The relationship of CO2 to temperature

Is temperature a function of CO2 or is CO2 a function of temperature i.e.

Is T=f(CO2) or CO2=f(T) ?

The answer according to Richard Betts is both, because increasing CO2 warms the planet but levels in the atmosphere also respond to natural ENSO cycles. However for the last 50 million years until now, CO2 levels have only ever reacted to changes in temperature rather than being the primary driver of temperature. Glacial cycles are driven by regular variations in the earth’s orbit around the sun. The most important of which are changes to the tilt of the  earth’s rotation axis to its orbital plane determining the distribution of solar energy with latitude and with season. During a glacial cycle CO2 levels rise in synch with temperature but fall out of synch with reducing temperatures, never exceeding 290ppm. The Biosphere seems to regulate maximum CO2 levels at ~280ppm for as long as possible into the next glaciation. Eventually spreading ice sheets destroy this Biosphere balance and CO2 levels then fall rapidly, reaching as low as 190ppm at LGM.

Details of the Eemian termination. Note how CO2 rises in synch with temperature, but then never exceeds 280ppm even though the Eemian was at least 2C warmer than the Holocene. CO2 then remains at 280ppm while  temperatures fall 4C.

Today though we have a totally different situation. Human emissions of CO2 since 1900 are artificially increasing CO2 levels during an otherwise fairly cool interglacial. CO2 has rapidly increased beyond 280 ppm ahead of any associated increase in  temperature. So now we are studying the T = f(CO2) dependence.
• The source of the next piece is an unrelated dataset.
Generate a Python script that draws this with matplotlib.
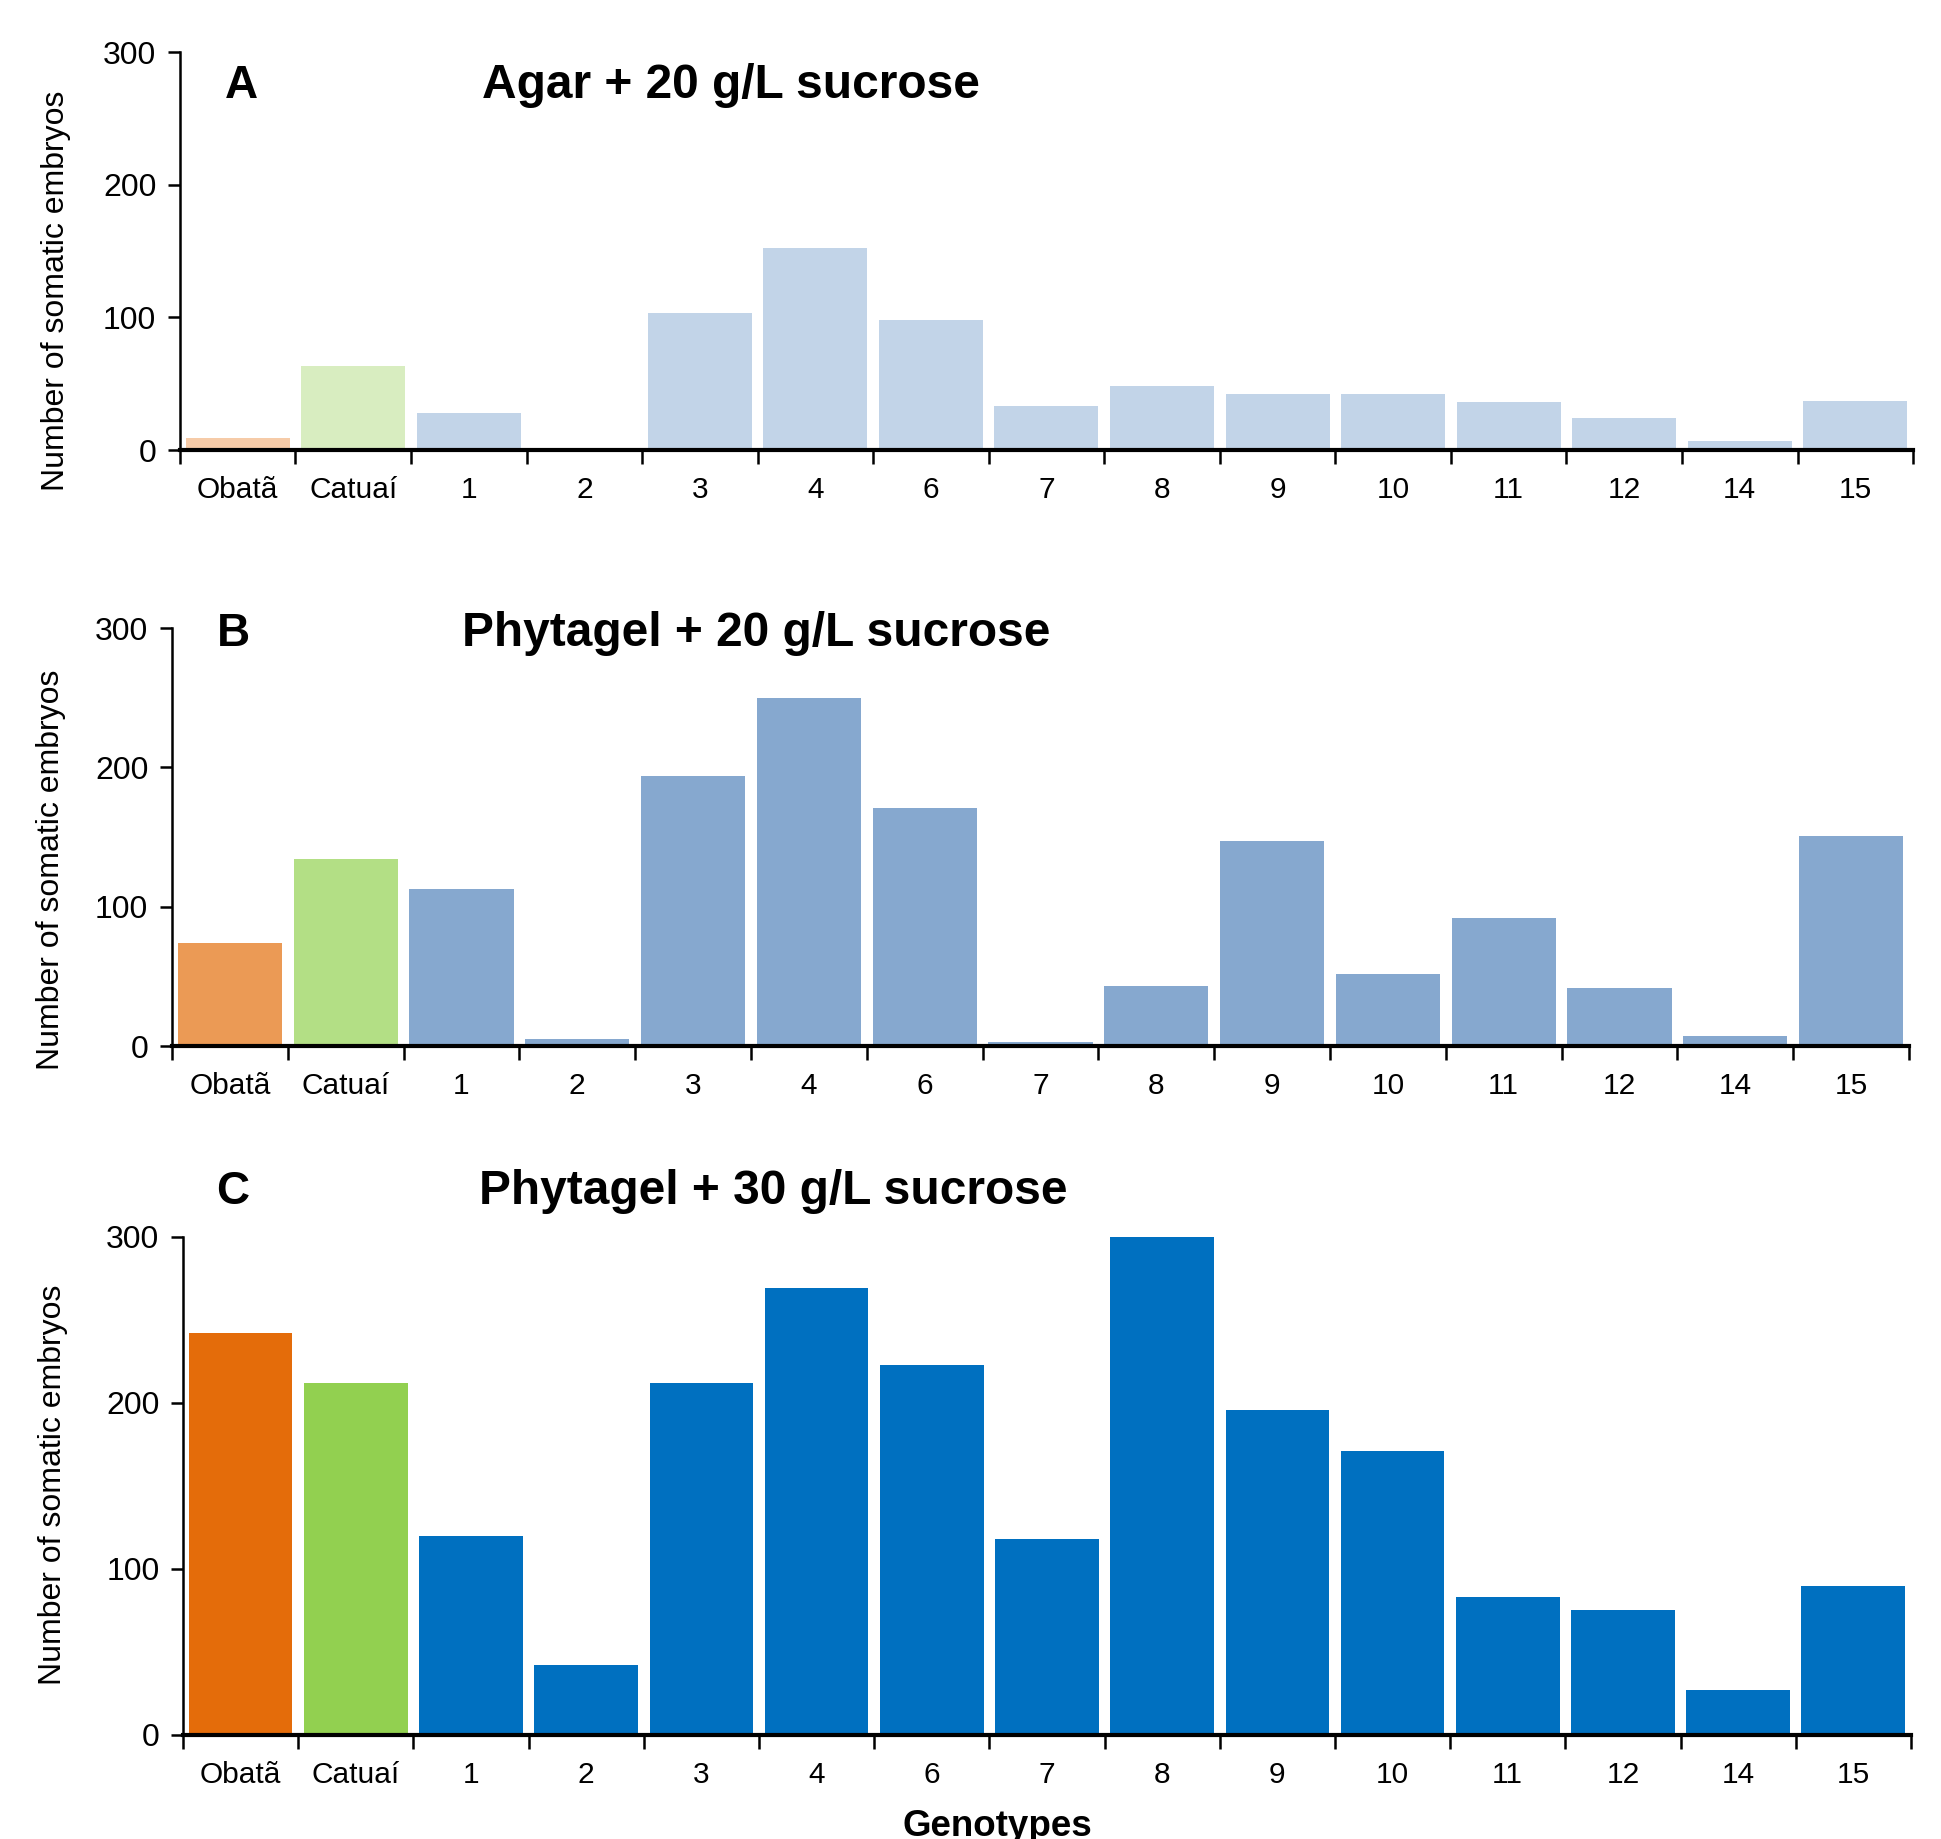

Yet such a situation has only occurred once before, some 55 million years ago (PETM), when the earth’s climate was already far warmer than today.

Artificially increasing CO2 must reduce slightly the IR radiation escaping to space from the atmosphere. This results in a sudden energy imbalance causing the surface to warm slightly in compensation, thereby restoring energy balance. The reduction in outgoing IR energy with more CO2 is because the effective height of emission rises to a colder level. All layers in the atmosphere, including the surface, are in local thermodynamic equilibrium at the appropriate lapse rate temperature. Of course if the surface warms up a bit then there will also be a bit more evaporation and more clouds because 70% of the earth is covered by oceans. This is where it gets complicated and no-one really knows how much it will warm if we double CO2. Climate models may claim to take all these feedbacks into account but at the end of the day they are just guesses, which is also why there is such a large spread in resultant climate sensitivity.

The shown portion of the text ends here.